Diyet üzerine yazılmış binlerce kitap, öğün şeklinde satılan donmuş yemekler ve çoğu kontrolsüzce dağıtılan çeşitli diyet hapları olmasına rağmen, diyet yapan ortalama bir kişi çok az miktarda kilo veriyor. Diyet sonrası verdiği kiloyu da aynen geri alıyor. Yani bu büyük endüstri düşündüğünüz kadar yapıcı bir güce sahip değil!
İyi haber ise şu, sorun sizde değil gıda endüstrisinde!
Taze sebze, meyve ve bakliyatlar, tarladan alınarak daha ucuz ve ulaşılabilir olan işlenmiş gıdalara dönüştürülüyor. Bu yiyecekler, insanlara pazardaki tazelerinden daha ulaşılabilir ve çekici geliyor. Dahası, doktorlar, kendi vücudumuzun kilo değişimine oldukça dirençli olduğunu söylüyor, özellikle kilo azaldığında.
Yine de, insanlar iki üç yılda bir hızlı değişim vaat eden trend diyetlere yöneliyorlar. İçerisinde karbonhidratların düşük olduğu ve bilimin sıcak bakmadığı Atkins, Paleo, ketojenik gibi diyetler aynı zamanda yüksek oranda şeker ve kalori alımına da yol açıyor.
Stanford Üniversitesi’nde bir araştırmacı olan Dr. Christopher Gardner, düşük yağlı ve düşük karbonhidratlı iki diyeti kıyaslayan bir çalışma yayınladı.
Bu diyetlerin her ikisi de işlenmemiş veya çok az işlenmiş gıdalardan oluşuyordu. Her iki diyette de kalori sayımı yapılmıyordu. Rastgele seçilmiş 609 kişinin vermesi gereken kilo miktarı 7 ila 50 arasındaydı.
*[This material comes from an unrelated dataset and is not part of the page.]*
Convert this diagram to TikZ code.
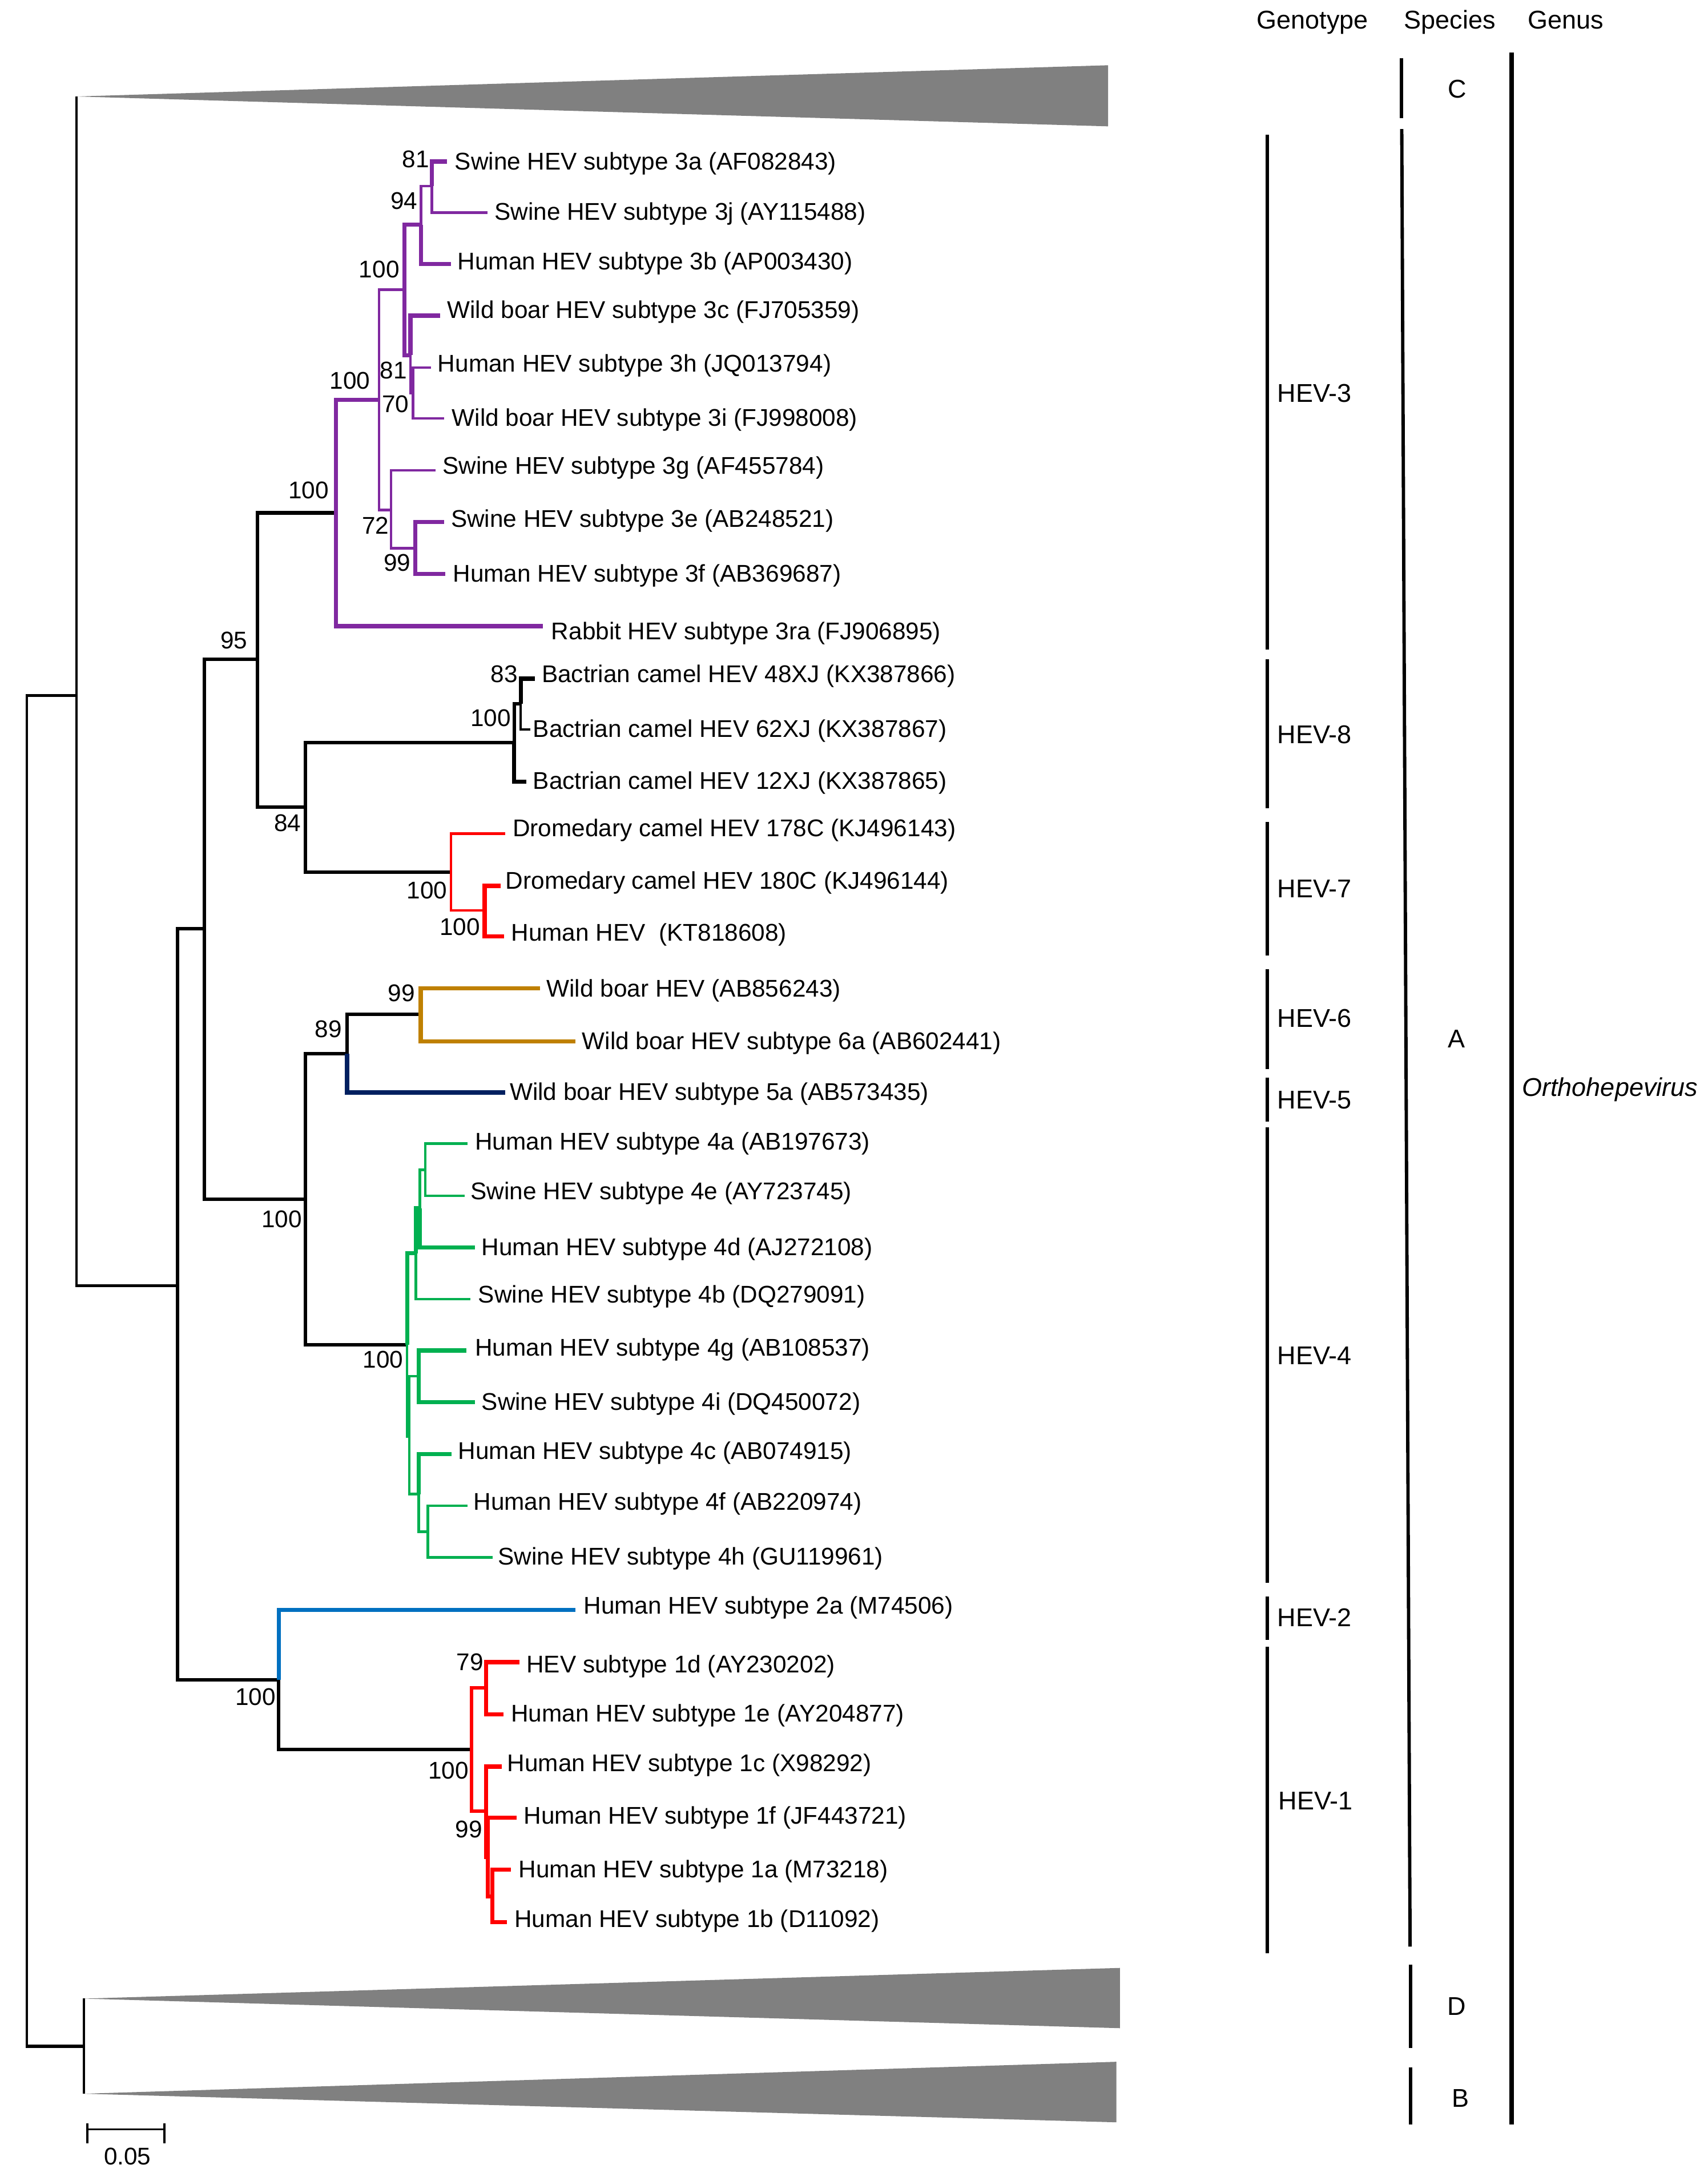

Çalışmanın sonunda çok ilginç bir bulgu ortaya çıktı. Her iki diyeti de yapanların sonuçları neredeyse aynıydı. Diğer şaşırtıcı sonuç ise kilo fark etmeksizin, katılımcıların neredeyse hepsi daha tok hissettiklerini söyledi. Kısaca, karbonhidratlar ve yağlarla dolu besinleri tüketmek size daha uzun süre enerji vererek atıştırma isteğini azalttığı anlamına gelmekteydi.
Beslenme uzmanı James; her iyi diyetin yüzde 75’i bitkisel besin, yüzde 25’inin de hayvansal protein içermesi gerektiğine vurgu yapıyor. Ayrıca bir diyet planını uygularken neyi neden yediğinizi veya yemediğinizi anlamanın da önemli olduğunu belirtiyor.
Bu durum, gıda ile olan ilişkinizi anlamak için önemli bir ilk adım, hatta başarılı şekilde kilo vermek için de anahtar niteliğinde.
Ne kadar etkili olduğu meçhul popüler diyetler yerine yiyeceklere, size fayda sağlayacak ve vücut sağlığınızı iyileştirecek gıdalar olarak yaklaşmakta fayda var. Bu açıdan baktığınızda yemekler dost ve düşman olarak görünmeyecek ve sağlıklı bir beden ve ruh için de ilk adımınızı atmış olacaksınız.